## Exercise brief
Give back, word for word, only the lines from the opening of the records through the one with "plt.rcParams['font.family'] = ['Liberation". Pictures stay out.

## Excerpt from a dataset
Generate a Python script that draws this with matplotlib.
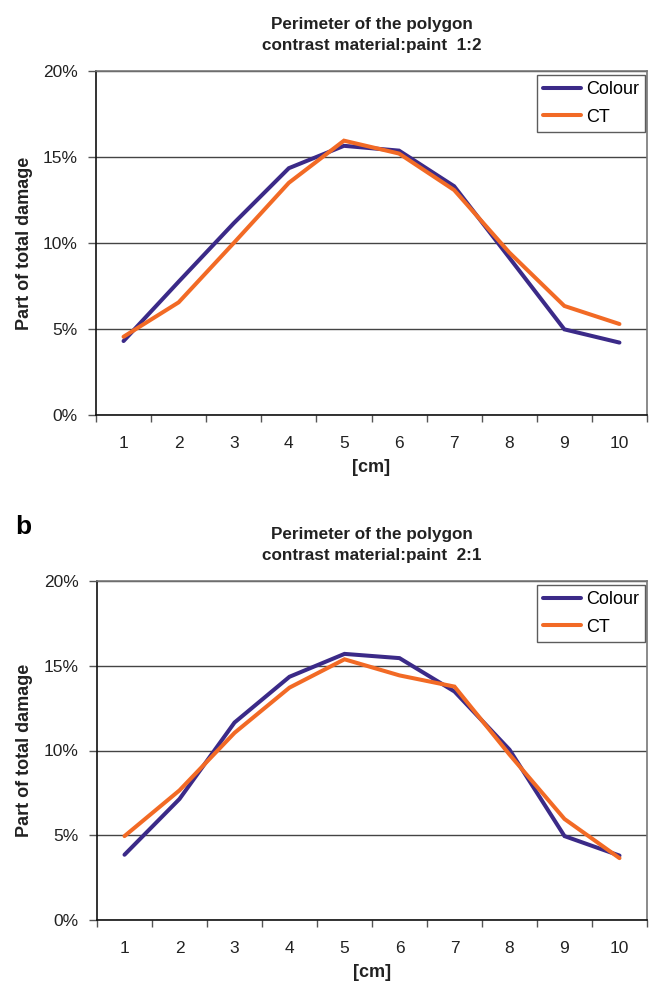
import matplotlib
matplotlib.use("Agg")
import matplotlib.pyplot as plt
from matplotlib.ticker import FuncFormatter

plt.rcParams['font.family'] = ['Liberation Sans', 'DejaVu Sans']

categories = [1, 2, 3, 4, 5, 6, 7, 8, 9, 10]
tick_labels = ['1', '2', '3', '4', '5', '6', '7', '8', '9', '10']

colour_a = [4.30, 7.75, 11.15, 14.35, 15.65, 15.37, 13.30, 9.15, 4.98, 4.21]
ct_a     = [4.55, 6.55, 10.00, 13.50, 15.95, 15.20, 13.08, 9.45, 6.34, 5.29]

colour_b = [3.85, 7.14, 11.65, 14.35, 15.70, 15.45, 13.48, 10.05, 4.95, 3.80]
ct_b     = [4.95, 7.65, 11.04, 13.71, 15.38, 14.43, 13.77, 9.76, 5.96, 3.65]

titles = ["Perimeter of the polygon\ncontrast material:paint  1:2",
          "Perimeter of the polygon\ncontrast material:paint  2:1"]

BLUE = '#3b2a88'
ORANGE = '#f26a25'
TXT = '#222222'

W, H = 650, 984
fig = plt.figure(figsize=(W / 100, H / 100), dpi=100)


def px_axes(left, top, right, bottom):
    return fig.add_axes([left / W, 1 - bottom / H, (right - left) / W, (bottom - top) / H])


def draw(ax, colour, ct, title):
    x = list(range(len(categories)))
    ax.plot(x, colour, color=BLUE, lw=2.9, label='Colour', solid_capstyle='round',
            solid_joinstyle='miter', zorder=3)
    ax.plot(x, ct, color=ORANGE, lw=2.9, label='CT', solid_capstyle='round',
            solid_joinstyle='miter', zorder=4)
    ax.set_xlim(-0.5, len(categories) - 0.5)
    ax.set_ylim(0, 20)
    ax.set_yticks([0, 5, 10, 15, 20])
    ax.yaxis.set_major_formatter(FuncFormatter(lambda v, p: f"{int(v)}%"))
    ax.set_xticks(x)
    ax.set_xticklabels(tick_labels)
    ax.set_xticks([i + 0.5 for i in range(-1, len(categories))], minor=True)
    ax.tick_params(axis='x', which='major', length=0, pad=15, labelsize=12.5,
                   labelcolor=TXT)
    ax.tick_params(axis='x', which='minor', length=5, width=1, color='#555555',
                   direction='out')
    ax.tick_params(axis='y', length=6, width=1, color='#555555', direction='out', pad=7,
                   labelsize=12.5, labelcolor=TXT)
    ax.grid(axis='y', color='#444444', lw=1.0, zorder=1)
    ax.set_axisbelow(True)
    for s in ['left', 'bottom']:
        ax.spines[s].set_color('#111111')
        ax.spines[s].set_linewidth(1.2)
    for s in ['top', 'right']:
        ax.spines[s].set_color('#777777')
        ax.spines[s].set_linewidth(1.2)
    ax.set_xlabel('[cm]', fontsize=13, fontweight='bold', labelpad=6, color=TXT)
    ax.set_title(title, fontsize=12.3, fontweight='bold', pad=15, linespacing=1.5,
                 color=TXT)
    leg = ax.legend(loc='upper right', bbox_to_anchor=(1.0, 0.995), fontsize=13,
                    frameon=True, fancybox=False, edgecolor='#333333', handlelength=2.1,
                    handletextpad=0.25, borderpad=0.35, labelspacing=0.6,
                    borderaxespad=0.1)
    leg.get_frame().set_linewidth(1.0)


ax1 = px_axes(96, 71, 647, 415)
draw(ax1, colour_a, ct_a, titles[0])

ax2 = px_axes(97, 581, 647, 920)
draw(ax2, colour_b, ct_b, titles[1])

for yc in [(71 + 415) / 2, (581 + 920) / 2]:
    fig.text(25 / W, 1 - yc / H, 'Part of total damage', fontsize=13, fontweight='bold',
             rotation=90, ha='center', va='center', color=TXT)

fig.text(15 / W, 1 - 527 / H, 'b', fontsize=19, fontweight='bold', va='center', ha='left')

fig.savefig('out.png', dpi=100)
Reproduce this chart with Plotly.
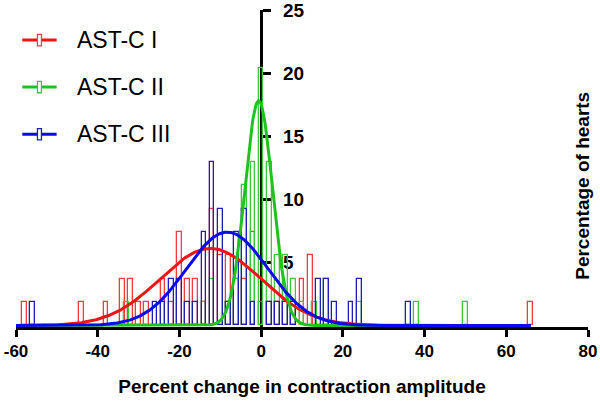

## Right answer
Generate a Python script that draws this with matplotlib.
import matplotlib
matplotlib.use("Agg")
import matplotlib.pyplot as plt
from matplotlib.ticker import FuncFormatter

plt.rcParams['font.family'] = ['Liberation Sans', 'DejaVu Sans']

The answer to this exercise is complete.